Advanced Scratch Projects for Data Concepts
Your child’s Scratch projects are getting impressive. They’ve built multi-level games with complex characters. But they hit a wall when they want to create a high-score table that saves, an inventory system for a role-playing game, or a way to store level designs. This is the frontier of Scratch, and it’s all about data.
A book on advanced projects is designed to tackle this exact challenge. It moves beyond simple variables and introduces the powerful concepts of lists and cloud variables. Lists are the Scratch equivalent of arrays—a way to store and manage collections of information, like a list of all enemy positions or all the items in a player’s backpack.
This is an incredibly important step. Competitive programming is, at its heart, about the efficient manipulation of data. Learning how to use lists in Scratch to store, sort, search, and modify information is a direct, hands-on primer for the data structures that are central to Python and C++. Mastering these ideas in a visual environment first makes the eventual transition to text-based coding dramatically smoother.
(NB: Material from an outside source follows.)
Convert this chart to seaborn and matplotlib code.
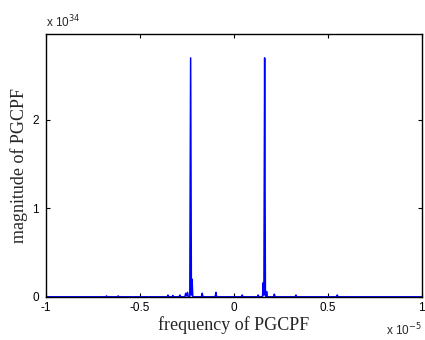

Next Steps: Moving From Scratch to Python or C++
At some point, your child will begin to outgrow Scratch. This is a sign of success! The goal was never to make them a Scratch expert for life, but to build a powerful logical foundation that they can take anywhere. The transition to a text-based language is the natural next step.
How do you know they’re ready? Look for these signs: They are trying to build things that are genuinely difficult or impossible in Scratch. They start asking, "How would a real game developer do this?" Most importantly, they are completely fluent in Scratch’s core logic: variables, lists, and custom blocks (functions) are second nature to them.
When that time comes, Python is almost always the best first step. Its clean, readable syntax minimizes the initial frustration and allows them to immediately apply the logical thinking they honed in Scratch. The concepts are the same; only the expression is different. Think of it as becoming fluent in one language, which makes learning a second one infinitely easier. They aren’t starting over; they’re leveling up.
Remember, the goal isn’t to rush to the "hardest" language or the most advanced book. It’s about nurturing a love for problem-solving. By choosing a resource that meets your child where they are and provides the right amount of challenge, you are making a wise investment in their cognitive growth. Celebrate their progress, encourage their curiosity, and trust that the logical foundation they build today will serve them for a lifetime, one block at a time.